===== Given material

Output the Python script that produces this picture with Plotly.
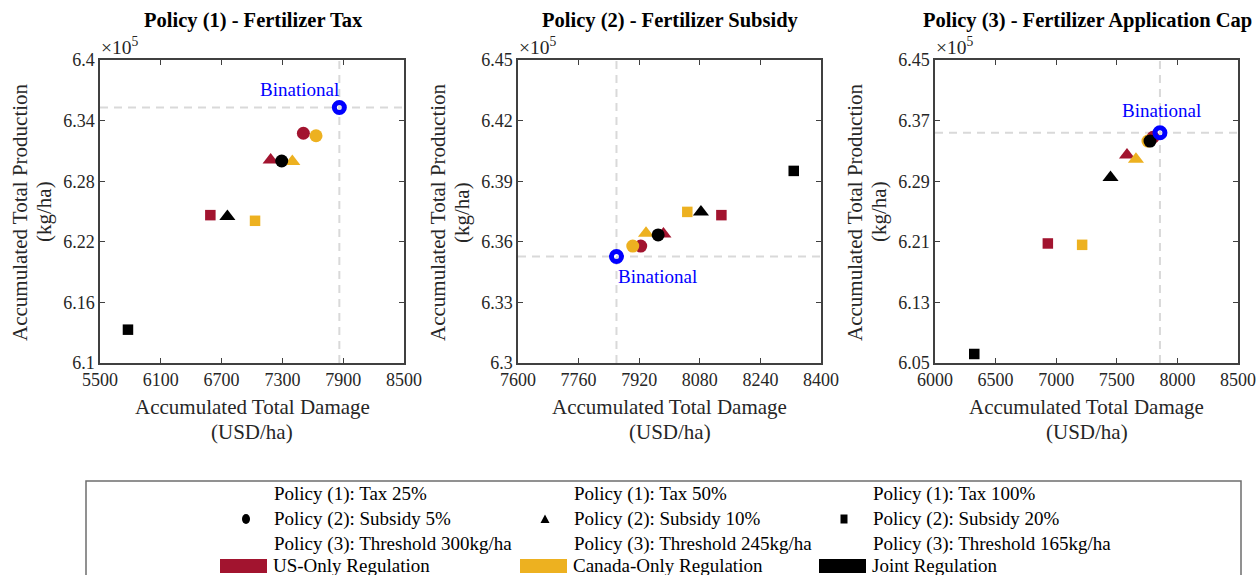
import plotly.graph_objects as go

W, H = 1260, 575
FONT = "Liberation Serif, Times New Roman, serif"

# ---------------- data (production in units of 1e5 kg/ha) ----------------
panel_titles = ["Policy (1) - Fertilizer Tax",
                "Policy (2) - Fertilizer Subsidy",
                "Policy (3) - Fertilizer Application Cap"]

# order within each list: circle (level 1), triangle (level 2), square (level 3)
us_damage = [[7507, 7184, 6589], [7924, 7984, 8137], [7799, 7584, 6931]]
us_prod = [[6.3275, 6.3010, 6.2464], [6.3579, 6.3638, 6.3732], [6.3480, 6.3246, 6.2078]]
ca_damage = [[7632, 7398, 7030], [7903, 7938, 8047], [7757, 7658, 7214]]
ca_prod = [[6.3250, 6.2995, 6.2408], [6.3579, 6.3642, 6.3748], [6.3430, 6.3190, 6.2060]]
joint_damage = [[7293, 6757, 5776], [7970, 8083, 8328], [7774, 7448, 6324]]
joint_prod = [[6.3000, 6.2450, 6.1330], [6.3634, 6.3748, 6.3951], [6.3430, 6.2948, 6.0619]]
bin_damage = [7862, 7860, 7856]
bin_prod = [6.3530, 6.3527, 6.3540]

x_ranges = [[5500, 8500], [7600, 8400], [6000, 8500]]
x_ticks = [[5500, 6100, 6700, 7300, 7900, 8500],
           [7600, 7760, 7920, 8080, 8240, 8400],
           [6000, 6500, 7000, 7500, 8000, 8500]]
y_ranges = [[6.1, 6.4], [6.3, 6.45], [6.05, 6.45]]
y_ticks = [[6.1, 6.16, 6.22, 6.28, 6.34, 6.4],
           [6.3, 6.33, 6.36, 6.39, 6.42, 6.45],
           [6.05, 6.13, 6.21, 6.29, 6.37, 6.45]]
y_tick_labels = [["6.1", "6.16", "6.22", "6.28", "6.34", "6.4"],
                 ["6.3", "6.33", "6.36", "6.39", "6.42", "6.45"],
                 ["6.05", "6.13", "6.21", "6.29", "6.37", "6.45"]]

region_names = ["US-Only Regulation", "Canada-Only Regulation", "Joint Regulation"]
region_colors = ["#A2142F", "#EDB120", "#000000"]
level_labels = [
    ["Policy (1): Tax 25%", "Policy (2): Subsidy 5%", "Policy (3): Threshold 300kg/ha"],
    ["Policy (1): Tax 50%", "Policy (2): Subsidy 10%", "Policy (3): Threshold 245kg/ha"],
    ["Policy (1): Tax 100%", "Policy (2): Subsidy 20%", "Policy (3): Threshold 165kg/ha"],
]
symbols = ["circle", "triangle-up", "square"]
sizes = [13, 14, 10.5]

# ---------------- layout geometry (pixels) ----------------
panel_px = [(100, 404), (518, 821), (935, 1238)]
top_px, bot_px = 60, 363


def px(x):
    return x / W


def py(y):
    return 1 - y / H


def label(text, x, y, size, color="#262626", xanchor="center", **kw):
    return dict(text=text, xref="paper", yref="paper", x=px(x), y=py(y),
                xanchor=xanchor, yanchor="middle", showarrow=False,
                font=dict(family=FONT, size=size, color=color), **kw)


fig = go.Figure()
annotations = []
shapes = []

for i in range(3):
    ax = "" if i == 0 else str(i + 1)
    xref, yref = "x" + ax, "y" + ax
    series = [(us_damage[i], us_prod[i]), (ca_damage[i], ca_prod[i]),
              (joint_damage[i], joint_prod[i])]
    for k, (xs, ys) in enumerate(series):
        fig.add_trace(go.Scatter(
            x=xs, y=ys, mode="markers", xaxis=xref, yaxis=yref,
            showlegend=False, hoverinfo="x+y",
            marker=dict(symbol=symbols, size=sizes, color=region_colors[k],
                        opacity=1, line=dict(width=0))))
    fig.add_trace(go.Scatter(
        x=[bin_damage[i]], y=[bin_prod[i]], mode="markers", xaxis=xref, yaxis=yref,
        showlegend=False,
        marker=dict(symbol="circle-open", size=10, color="#0000FF", opacity=1,
                    line=dict(width=5, color="#0000FF"))))

    l, r = panel_px[i]
    axis_common = dict(showgrid=False, zeroline=False, showline=True, mirror="allticks",
                       linecolor="#404040", linewidth=1.5, ticks="inside", ticklen=5,
                       tickwidth=1, tickcolor="#404040", automargin=False,
                       tickfont=dict(family=FONT, size=18, color="#262626"))
    fig.update_layout(**{
        "xaxis" + ax: dict(domain=[px(l), px(r)], range=x_ranges[i], anchor=yref,
                           tickmode="array", tickvals=x_ticks[i],
                           ticktext=[str(v) for v in x_ticks[i]], **axis_common),
        "yaxis" + ax: dict(domain=[py(bot_px), py(top_px)], range=y_ranges[i], anchor=xref,
                           tickmode="array", tickvals=y_ticks[i],
                           ticktext=y_tick_labels[i], **axis_common),
    })

    # dashed reference lines through the binational point
    dash_line = dict(color="#d9d9d9", width=2, dash="8px,6px")
    shapes.append(dict(type="line", xref=xref, yref=yref + " domain",
                       x0=bin_damage[i], x1=bin_damage[i], y0=0, y1=1,
                       line=dash_line, layer="below"))
    shapes.append(dict(type="line", xref=xref + " domain", yref=yref,
                       x0=0, x1=1, y0=bin_prod[i], y1=bin_prod[i],
                       line=dash_line, layer="below"))

    cx = (l + r) / 2
    annotations.append(label("<b>" + panel_titles[i] + "</b>", cx + 1, 21, 20.5, color="#000"))
    annotations.append(label("×10<sup>5</sup>", l - 1, 46, 19.5, xanchor="left"))
    annotations.append(label("Accumulated Total Damage", cx, 407, 21))
    annotations.append(label("(USD/ha)", cx, 432, 21))
    annotations.append(label("Accumulated Total Production", l - 80, 212, 21, textangle=-90))
    annotations.append(label("(kg/ha)", l - 56, 212, 21, textangle=-90))

# Binational labels
bin_label_pos = [dict(xanchor="right", yanchor="middle", xshift=2, yshift=18),
                 dict(xanchor="left", yanchor="middle", xshift=0, yshift=-20),
                 dict(xanchor="center", yanchor="middle", xshift=2, yshift=22)]
for i in range(3):
    ax = "" if i == 0 else str(i + 1)
    annotations.append(dict(text="Binational", xref="x" + ax, yref="y" + ax,
                            x=bin_damage[i], y=bin_prod[i], showarrow=False,
                            font=dict(family=FONT, size=19, color="#0000FF"),
                            **bin_label_pos[i]))

# ---------------- legend box ----------------
shapes.append(dict(type="rect", xref="paper", yref="paper",
                   x0=px(86), x1=px(1241), y0=py(481), y1=py(590),
                   line=dict(color="#6e6e6e", width=1.5), fillcolor="rgba(0,0,0,0)"))
col_text_x = [272, 572, 871]
row_y = [494, 519, 544, 565]
for c in range(3):
    for r_ in range(3):
        annotations.append(label(level_labels[c][r_], col_text_x[c], row_y[r_], 19,
                                 color="#000", xanchor="left"))
    annotations.append(label(region_names[c], col_text_x[c] - 1, row_y[3], 19,
                             color="#000", xanchor="left"))
    # color patch
    shapes.append(dict(type="rect", xref="paper", yref="paper",
                       x0=px(col_text_x[c] - 52), x1=px(col_text_x[c] - 5),
                       y0=py(559), y1=py(573), line=dict(width=0),
                       fillcolor=region_colors[c]))

# legend marker glyphs
mx = [246, 545, 844]
my = 519
shapes.append(dict(type="circle", xref="paper", yref="paper",
                   x0=px(mx[0] - 4), x1=px(mx[0] + 4), y0=py(my - 5), y1=py(my + 5),
                   fillcolor="#000", line=dict(width=0)))
tri = "M {} {} L {} {} L {} {} Z".format(px(mx[1] - 4.5), py(my + 4), px(mx[1] + 4.5),
                                         py(my + 4), px(mx[1]), py(my - 4.5))
shapes.append(dict(type="path", xref="paper", yref="paper", path=tri,
                   fillcolor="#000", line=dict(width=0)))
shapes.append(dict(type="rect", xref="paper", yref="paper",
                   x0=px(mx[2] - 3.5), x1=px(mx[2] + 3.5), y0=py(my - 4.5), y1=py(my + 4.5),
                   fillcolor="#000", line=dict(width=0)))

fig.update_layout(
    template="none",
    width=W, height=H, margin=dict(l=0, r=0, t=0, b=0, pad=0),
    paper_bgcolor="white", plot_bgcolor="white",
    showlegend=False, annotations=annotations, shapes=shapes,
    font=dict(family=FONT),
)

fig.write_html("out.html")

==========

* _Exercise instructions_:
Give back exactly the lines from the first line of the data through the line with "Serif, Times New", pictures excluded.

* _The output_:
Output the Python script that produces this picture with Plotly.
import plotly.graph_objects as go

W, H = 1260, 575
FONT = "Liberation Serif, Times New Roman, serif"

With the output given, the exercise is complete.